Located in: experiments/genomic_region_2025_11_02/
An experimental module focused on fine-tuning the AIONER (All-In-One Entity Recognizer) model to recognize GenomicRegion entities.
- Goal: To create a fallback model capable of detecting specific genomic coordinates (e.g., "chr17:41234567") alongside standard biomedical entities.
- Results (Experiment
2025_11_02):- GenomicRegion F1: 0.978
- Gene F1: 0.983
- Disease F1: 0.978
- Overall F1: 0.968
- Strategy: Fine-tuned
microsoft/BiomedNLP-PubMedBERT-base-uncased-abstract-fulltextusing a dataset augmented with LLM-generated examples, employing a replay buffer to prevent forgetting of AIONER's original 6 entity types.
- Python 3.9+
- Git (with submodule support)
-
Clone the repository:
git clone https://github.com/yourusername/genomic-publications-agent.git cd genomic-publications-agent -
Initialize Submodules (AIONER):
git submodule update --init --recursive
-
Create Virtual Environment:
python -m venv venv source venv/bin/activate -
Install Dependencies:
pip install -r requirements.txt
-
Download AIONER Models (for Experimentation): Follow the instructions in
experiments/genomic_region_2025_11_02/AIONER_QUICKSTART.mdto download pretrained models toexternal/AIONER/pretrained_models/.

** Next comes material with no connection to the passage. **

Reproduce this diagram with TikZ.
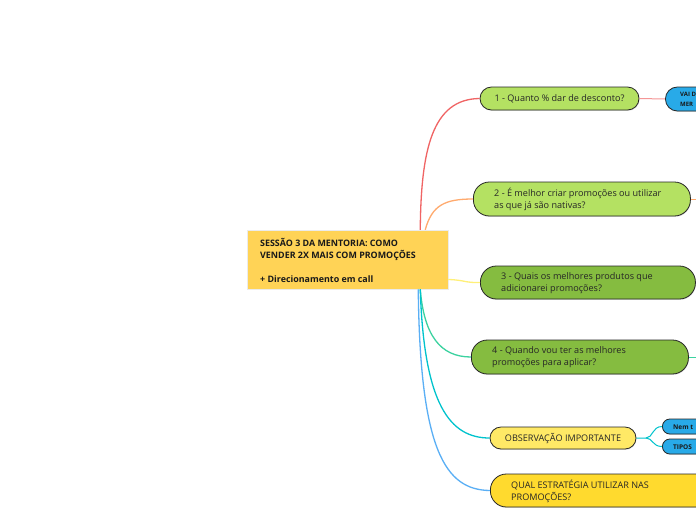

Train a model to recognize a new entity type (e.g., GenomicRegion):
python -m src.genomic_publication_agent.entity_extension.cli.main train \
path/to/annotations.json \
--model "microsoft/BiomedNLP-PubMedBERT-base-uncased-abstract-fulltext" \
--entity-type "GenomicRegion" \
--output experiments/output_dir \
--prevent-forgetting \
--fallback-ner-model "aioner"Run the pipeline to extract entities and relations from a set of PMIDs:
# Example usage via CLI (if implemented) or Python script
python -m src.cli.analyze --pmids 32735606 --output results.csvThe project maintains high test coverage.
pytest tests/genomic-publications-agent/
βββ src/
β βββ genomic_publication_agent/
β βββ entity_extension/ # BioNER Extension Framework
β β βββ training/ # Training logic (Trainer, Loss)
β β βββ augmentation/ # LLM Data Augmentation
β β βββ inference/ # Inference pipelines
β βββ relation_extraction/ # Hybrid Relation Extraction
β βββ entity_extractor.py # Regex + PubTator + GLiNER
β βββ relation_builder.py # LLM Relation Validation
βββ experiments/ # Experiment configs and results
β βββ genomic_region_2025_11_02/ # AIONER Fine-tuning Experiment
βββ external/
β βββ AIONER/ # AIONER Submodule
βββ tests/ # Comprehensive test suite
Results from the Genomic Region Extension experiment (2025-11-02):
| Entity Type | Precision | Recall | F1 Score |
|---|---|---|---|
| GenomicRegion | 0.956 | 1.000 | 0.978 |
| Gene | 0.967 | 1.000 | 0.983 |
| Disease | 1.000 | 0.958 | 0.978 |
| Overall | 0.972 | 0.964 | 0.968 |
Note: The model successfully learned to identify genomic regions without degrading performance on standard entities.
This project is licensed under the MIT License - see the LICENSE file for details.
If you use this work, please cite:
[Author Name], et al. "A Hybrid Framework for Genomic Coordinate Extraction and Relation Mining in Biomedical Literature." 2025.